•  
  •  
 
St. Mary's Journal on Legal Malpractice & Ethics

First Page

318

Date Created

1-1-2014

Publisher

St. Mary's University School of Law

Editor

Elizabeth Germano

Last Page

373

Abstract

This Article begins by proposing a distinction between the corporate lawyer’s “internal” and “external” gatekeeping role in order to focus on the special challenge posed by the former. As internal gatekeeper, the corporation lawyer is charged with the restraint of the corporation’s executives and other employees to prevent harm to the lawyer’s corporation client. The external gatekeeper, by contrast, restrains the client to prevent harm to third parties. While each gatekeeping role presents challenges in defining the duties and liability of attorneys, the internal-gatekeeping role is subject to a special defense that can insulate attorneys from liability. Attorneys can interpose an in pari delicto defense to corporation claims for malpractice, arguing that knowledge of the executive’s wrongdoing should be imputed to the corporation and, as a result, the latter should be barred from recovery because it is “equally or more culpable” than the failed attorney gatekeeper. To date, courts have struggled to determine when executive wrongdoing should be imputed to the corporation, and whether and how to craft exceptions to accommodate the divergent goals of holding corporations accountable for their agents’ wrongdoing, while incentivizing lawyers to perform properly as internal gatekeepers.
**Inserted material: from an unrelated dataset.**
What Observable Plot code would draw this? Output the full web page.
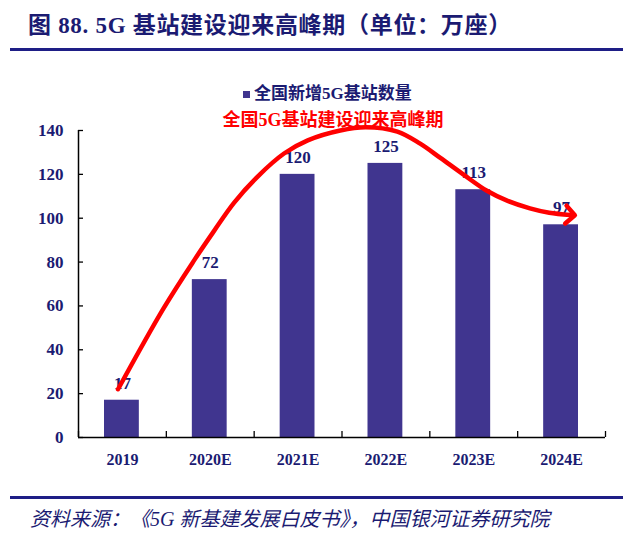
<!DOCTYPE html>
<html>
<head>
<meta charset="utf-8">
<script src="https://cdn.jsdelivr.net/npm/d3@7"></script>
<script src="https://cdn.jsdelivr.net/npm/@observablehq/plot@0.6"></script>
<style>
  body { margin: 0; width: 640px; height: 545px; position: relative; background: #fff; overflow: hidden;
         font-family: "Liberation Serif", "Noto Sans CJK SC", serif; }
  .abs { position: absolute; z-index: 2; white-space: nowrap; }
  #title { left: 28px; top: 11px; font-size: 23px; font-weight: bold; color: #1b1b72; line-height: 30px; letter-spacing: 0.7px; }
  .rule { left: 10px; width: 613px; height: 3px; background: #1e1e86; }
  #legend { left: 243px; top: 84px; font-size: 17px; font-weight: bold; color: #1b1b72; line-height: 20px; display: flex; align-items: center; }
  #legend .sw { width: 7px; height: 7px; background: #40358f; margin-right: 4px; }
  #note { left: 0; width: 666px; text-align: center; top: 109px; font-size: 18px; font-weight: bold; color: #ff0000; line-height: 22px; }
  #source { left: 30px; top: 506px; font-size: 20px; font-style: italic; color: #1b1b72; line-height: 26px; }
  #chart { position: absolute; left: 0; top: 100px; z-index: 1; }
</style>
</head>
<body>
<div id="title" class="abs">图 88. 5G 基站建设迎来高峰期（单位：万座）</div>
<div class="abs rule" style="top:48px"></div>
<div id="legend" class="abs"><span class="sw"></span><span>全国新增5G基站数量</span></div>
<div id="note" class="abs">全国5G基站建设迎来高峰期</div>
<div id="chart"></div>
<div class="abs rule" style="top:496px"></div>
<div id="source" class="abs">资料来源：《5G 新基建发展白皮书》，中国银河证券研究院</div>
<script>
// ---- data ----
const years = ["2019", "2020E", "2021E", "2022E", "2023E", "2024E"];
const newStations = [17, 72, 120, 125, 113, 97];
const yTicks = [0, 20, 40, 60, 80, 100, 120, 140];
// hand-drawn red trend arrow (category index, value)
const trendIdx = [-0.05, 0.47, 0.82, 1.04, 1.27, 1.54, 1.84, 2.11, 2.48, 2.77, 3.13, 3.39, 3.62, 3.88, 4.15, 4.38, 4.64, 4.86, 5.1];
const trendVal = [22, 59, 81, 94, 107, 119, 129.5, 135.5, 140, 141.5, 139.5, 134, 127.5, 120, 112.5, 108, 104.5, 102.5, 101.5];

const rows = years.map((y, i) => ({i, year: y, value: newStations[i]}));
const trend = trendIdx.map((x, k) => ({x, y: trendVal[k]}));
const edges = d3.range(years.length + 1).map(k => k - 0.5);

const W = 640, H = 380, mL = 78, mR = 35, mT = 30, mB = 43;
const navy = "#1b1b72";
const numFont = "Liberation Serif";

const chart = Plot.plot({
  width: W, height: H,
  marginLeft: mL, marginRight: mR, marginTop: mT, marginBottom: mB,
  style: {background: "transparent", fontFamily: numFont, color: navy, overflow: "visible"},
  x: {domain: [-0.5, years.length - 0.5]},
  y: {domain: [0, 140]},
  marks: [
    Plot.rectY(rows, {x1: d => d.i - 0.5, x2: d => d.i + 0.5, y: "value", fill: "#40358f", insetLeft: 26, insetRight: 27}),
    Plot.axisY({ticks: yTicks, tickSize: 0, tickPadding: 15, label: null, fontSize: 17, fontWeight: "bold", fill: navy}),
    Plot.axisX({ticks: d3.range(years.length), tickFormat: i => years[i], tickSize: 0, tickPadding: 16, label: null, fontSize: 16, fontWeight: "bold", fill: navy}),
    Plot.tickY(yTicks, {y: d => d, stroke: "#000", strokeWidth: 1.3, insetRight: W - mL - mR - 5}),
    Plot.tickX(edges, {x: d => d, stroke: "#000", strokeWidth: 1.3, insetTop: H - mT - mB - 6}),
    Plot.ruleX([-0.5], {stroke: "#000", strokeWidth: 1.5}),
    Plot.ruleY([0], {stroke: "#000", strokeWidth: 1.5}),
    Plot.text(rows, {x: "i", y: "value", text: d => String(d.value), dy: -17, lineAnchor: "middle", fontSize: 17, fontWeight: "bold", fill: navy, fontFamily: numFont}),
    Plot.line(trend, {x: "x", y: "y", stroke: "#ff0000", strokeWidth: 4.5, curve: "catmull-rom", markerEnd: "arrow", strokeLinecap: "round"})
  ]
});
document.getElementById("chart").appendChild(chart);
</script>
</body>
</html>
This Article proposes what it terms the “gatekeeper-imputation” exception to the general rule that knowledge of the executive’s wrongdoing should be imputed to the corporation when attorneys seek to interpose an in pari delicto defense to allegations of malpractice by a corporate client. When the law firm has expressly or impliedly assumed an obligation to identify or report employee wrongdoing, then information that would have been discovered had the law firm fulfilled that obligation, should not be imputed to the corporation for purposes of the in pari delicto defense. Whether the attorney has assumed a gatekeeping role, in turn, should be informed by the express agreements of the corporation and law firm, and in the absence of such agreement, the ethical and statutory gatekeeping duties typically imposed on counsel. The proposed standard will respect the normative basis for imputation, while optimizing the gatekeeping incentives of the corporation and the law firm.